Dorsey, a shrewd businessman, at least managed to make a decent living for himself. Many other performers were simply chewed to pieces by gospels’ demands. R. H. Harris, unable to reconcile his faith with life on the road, quit and ended up working for a florist. Rosetta Tharpe was abandoned by the gospel audience after she booked a series of night-club dates in the late ‘50s — even though her night-club performances consisted of religious music. Forty years later, Jerma Jackson found church people in Chicago still embittered by Tharpe’s betrayal. Similarly, after going pop, Sam Cooke and the Staple Singers both received cold receptions when they performed before gospel audiences. Mahalia Jackson — who was, according to John Hammond, “only interested in money” — did manage to keep one foot in the church while crossing over, but only by performing completely inoffensive dreck like “Trees” and “Rusty Old Halo”. Even so, according to Hammond, she lost the majority of her black audience. Meanwhile, the Country Gentlemen were courting the college crowd by mixing murder ballads with their hymns.

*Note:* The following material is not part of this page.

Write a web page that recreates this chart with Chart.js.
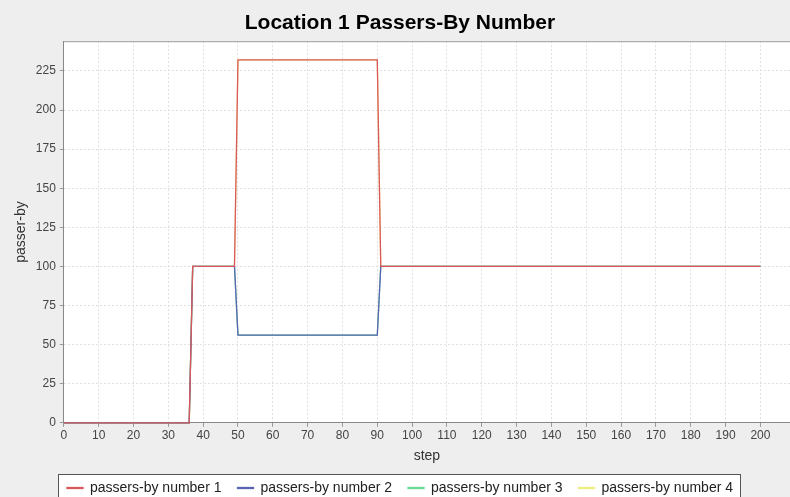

These days, the firewall between black religious and secular music has largely been dismantled, so that, for instance, Al Green — who felt he had to choose one or the other even in the 70s — now performs both. But back in the golden age, the options for gospel singers were very limited indeed, as is clear from the subtitle of Anthony Heilbut’s classic 1971 account, “The Gospel Sound: Good News and Bad Times.” Heilbut also produced and annotated the two recent albums on Shanachie and, indeed has been responsible, it sometimes seems, for every decent classic gospel reissue of the last thirty years. But though he’s a fine and incredibly knowledgeable writer, Heilbut’s enthusiasm for the genre leads him to gloss over its flaws. Sometimes this is charming, as when he insists that Marion Williams’ “Drunkards Down There” would “set any dance club afire” — and a riot might indeed result, if a DJ dared to spin such a trundling, ham-fisted groove.

At other moments, though, Heilbut’s cluelessness takes on a more sinister cast. Like many of the folk-revival anthromusicologists, Heilbut is a long way removed in social class and belief system from the people whose work he has embraced. A German Jew by background, Heilbut is an atheist and a Harvard Ph.D. whose academic interests include gay studies. Yet, his book is blithely dedicated to “the older singers, ‘the ones who didn’t sell out’ but stuck with their music despite the encroachments and temptations of the world.” All right — but if you don’t believe in God, what exactly does “selling-out” mean in this context?

One thing it might conceivably mean is allowing your religious beliefs and cultural identity to be consumed as an aesthetic experience by any collector with a credit card. Gospel has never been as popular as jazz or blues or country in large part because it didn’t want to be — because it’s fans and its artists felt, as a group if not as individuals, that to sell your soul to wealthy, faithless ofays was anathema. Whether they were right or not, they suffered for it, and to ignore the implications is disrespectful. Heilbut was friends with many gospel musicians, including Marion Williams, and all of them clearly appreciated his efforts on their behalf and his sincere appreciation of their work. But at the end of the day (which is where gospel looks, after all) Heilbut’s artistic judgments are as much a part of the world as a record executives’ bank-roll. You choose God or you don’t, and people like Heilbut — and like me, for that matter — are not on the side of the angels.